Ungkapan
di atas mulanya adalah kelakar yang dikeluarkan oleh rekan saya, Okta Setyawan
(seharusnya dia patenkan, bagus tuh). Dia juga mempopulerkan kata-kata ‘sela’
(baca : selo) di antara kami dan teman-teman lain, yang kemudian menjadi
semacam anekdot dan kata favorit bagi kami. Sudah seharusnya mungkin untuk
dijadikan Trending Topic dengan hashtag #Selo. Hehehe.
‘Sela’
sendiri biasa diartikan sebagai ‘renggang’ atau ‘longgar’. Dalam kamus bahasa
Jawa, Bausastra Jawa, ‘Sela’ didefinisikan sebagai ‘lowong, ora ana isine’ alias ‘lowong, tidak ada isinya’. Definisi
ini yang kemudian digunakan oleh banyak anak muda saat ini, di Jogja khususnya,
untuk menggunakan kata ‘sela’ ini sebagai pengganti kata ‘koplak’ atau ‘pekok’

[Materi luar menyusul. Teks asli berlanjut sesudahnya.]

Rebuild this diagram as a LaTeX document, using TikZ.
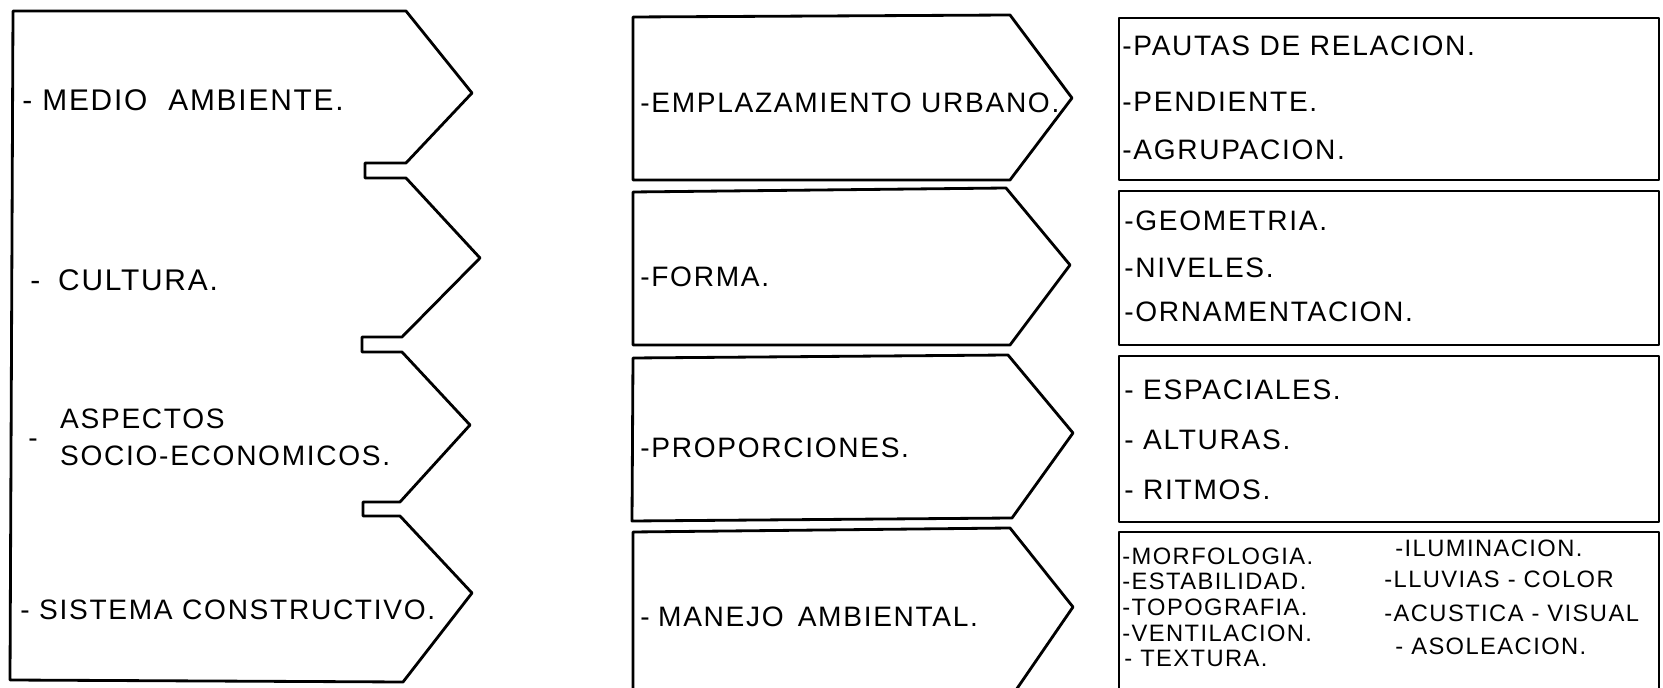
\documentclass[tikz,border=0pt]{standalone}
\usepackage{fontspec}
\setmainfont{Liberation Sans}[LetterSpace=6.0]
\usetikzlibrary{positioning}
\tikzset{
  outline/.style={draw=black, line width=1.6pt, line join=round},
  itemtxt/.style={anchor=west, inner sep=0pt, font=\fontsize{16}{19}\selectfont},
  subtxt/.style={anchor=west, inner sep=0pt, font=\fontsize{13.5}{15}\selectfont}
}

\begin{document}
\begin{tikzpicture}[x=0.02cm, y=-0.02cm]
  \useasboundingbox (0,0) rectangle (1663,688);

  % left column: one notched outline
  \draw[outline] (13,11) -- (406,11) -- (472,93) -- (406,163) -- (365,163) -- (365,178)
    -- (406,178) -- (480,258) -- (402,337) -- (362,337) -- (362,352) -- (402,352)
    -- (470,425) -- (400,502) -- (363,502) -- (363,516) -- (400,516) -- (472,593)
    -- (403,682) -- (10,680) -- cycle;

  \node[itemtxt, font=\fontsize{17}{20}\selectfont] (medio) at (22,100) {- MEDIO\hspace{0.7em}AMBIENTE.};
  \node[itemtxt, font=\fontsize{17}{20}\selectfont] (cultura) at (30,280) {-\hspace{0.6em}CULTURA.};
  \node[itemtxt] (aspectos) at (28,440)
    {-\hspace{0.8em}\begin{tabular}{@{}l@{}}ASPECTOS\\[2pt]SOCIO-ECONOMICOS.\end{tabular}};
  \node[itemtxt] (sistema) at (20,610) {- SISTEMA CONSTRUCTIVO.};

  % middle column
  \draw[outline] (633,17) -- (1010,15) -- (1072,98) -- (1010,180) -- (633,180) -- cycle;
  \draw[outline] (633,192) -- (1006,188) -- (1070,265) -- (1010,345) -- (633,345) -- cycle;
  \draw[outline] (633,358) -- (1008,355) -- (1073,433) -- (1012,518) -- (632,521) -- cycle;
  \draw[outline] (633,690) -- (633,532) -- (1010,528) -- (1073,607) -- (1016,690);

  \node[itemtxt] (emplaz) at (640,103) {-EMPLAZAMIENTO URBANO.};
  \node[itemtxt] (forma) at (640,277) {-FORMA.};
  \node[itemtxt] (proporc) at (640,448) {-PROPORCIONES.};
  \node[itemtxt] (manejo) at (640,617) {-\hspace{0.3em}MANEJO\hspace{0.5em}AMBIENTAL.};

  % right column
  \draw[outline] (1119,18) rectangle (1659,180);
  \draw[outline] (1119,191) rectangle (1659,345);
  \draw[outline] (1119,356) rectangle (1659,522);
  \draw[outline] (1119,690) -- (1119,532) -- (1659,532) -- (1659,690);

  \node[itemtxt] (pautas) at (1122,46) {-PAUTAS DE RELACION.};
  \node[itemtxt] (pendiente) at (1122,102) {-PENDIENTE.};
  \node[itemtxt] (agrup) at (1122,150) {-AGRUPACION.};
  \node[itemtxt] (geometria) at (1124,221) {-GEOMETRIA.};
  \node[itemtxt] (niveles) at (1124,268) {-NIVELES.};
  \node[itemtxt] (ornam) at (1124,312) {-ORNAMENTACION.};
  \node[itemtxt] (espaciales) at (1124,390) {- ESPACIALES.};
  \node[itemtxt] (alturas) at (1124,440) {- ALTURAS.};
  \node[itemtxt] (ritmos) at (1124,490) {- RITMOS.};

  \node[subtxt] (morfo) at (1122,556) {-MORFOLOGIA.};
  \node[subtxt] (estab) at (1122,581) {-ESTABILIDAD.};
  \node[subtxt] (topo) at (1122,607) {-TOPOGRAFIA.};
  \node[subtxt] (venti) at (1122,633) {-VENTILACION.};
  \node[subtxt] (textura) at (1124,658) {- TEXTURA.};
  \node[subtxt] (ilumin) at (1395,548) {-ILUMINACION.};
  \node[subtxt] (lluvias) at (1384,579) {-LLUVIAS - COLOR};
  \node[subtxt] (acustica) at (1384,613) {-ACUSTICA - VISUAL};
  \node[subtxt] (asolea) at (1395,646) {- ASOLEACION.};
\end{tikzpicture}
\end{document}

alias bodoh. Maksudnya di sini, yang ‘sela’ atau nggak ada isinya itu adalah
otaknya. Contoh penggunaannya antara lain seperti yang digunakan sebagai nama
sebuah event rutin berupa stand up comedy
setiap hari selasa di sebuah cafe di Jogjakarta, yang bernama ‘SelosoSelo’.
Contoh lainnya ya seperti yang saya dan teman-teman lakukan tadi.
Mungkin
awal mula teman saya si Okta itu mencetuskan ungkapan tersebut (“urip iki yo
mung sela”) hanya karena asyik saja menggunakan kata-kata ‘sela’ itu. Tapi,
sebenarnya ada benarnya juga jika dibilang bahwa “urip iki yo mung sela”. Urip atau hidup ini memang sebenarnya
penuh dengan kelonggaran alias sela.
Pada dasarnya, hidup ini memang tidak ada isinya, tidak ada esensi ataupun
maknanya. Manusia lah yang kemudian mengisi kelonggaran atau kekosongan tersebut.
Caranya?
Kata ‘sela’ apabila diberi ater-ater
(awalan) ‘ny-‘ maka akan menjadi kata kerja ‘nyela’. ‘Nyela’ dapat
didefinisikan sebagai ‘dhuwe wektu kanggo
nindakake’ atau ‘punya waktu untuk melakukan’. Segala kelonggaran yang ada
di dunia, baik itu waktu, tempat, maupun kelonggaran implisit seperti apa-apa
yang diberikan Tuhan kepada manusia, sejatinya menjadikan manusia memiliki
modal untuk melakukan sesuatu. Manusia sebenarnya selalu memiliki kesempatan
untuk dapat mengerjakan sebuah proses, apapun itu. Tidak pernah ada waktu yang
dibilang tidak cukup. Tidak pernah ada tempat yang sempit. Semuanya ‘sela’.
Hanya
saja, seringkali manusia tidak menyadari hal tersebut, sehingga menyia-nyiakan
kelonggaran yang ada dan memilih untuk tidak memanfaatkan kesempatan luar biasa
yang telah dianugerahkan Tuhan ini. Manusia semacam ini, berarti dia lebih
memaknai ‘sela’ berdasar definisinya yang lain, yaitu ‘mbeneri ora ana pagawean, utawa mbeneri ora nyambut gawe’. Dengan
kata lain, orang-orang ini tidak pernah merasa dirinya punya ‘tugas’ atau
pekerjaan di dunia ini, dan membiarkan semuanya mengalir berdasar kebeneran (kebetulan) saja. Istilah
lain, malas.
Kemudian
apabila kata ‘nyela’ itu sendiri diberi
panambang (akhiran) ‘-ni’ (menjadi ‘nyelani’)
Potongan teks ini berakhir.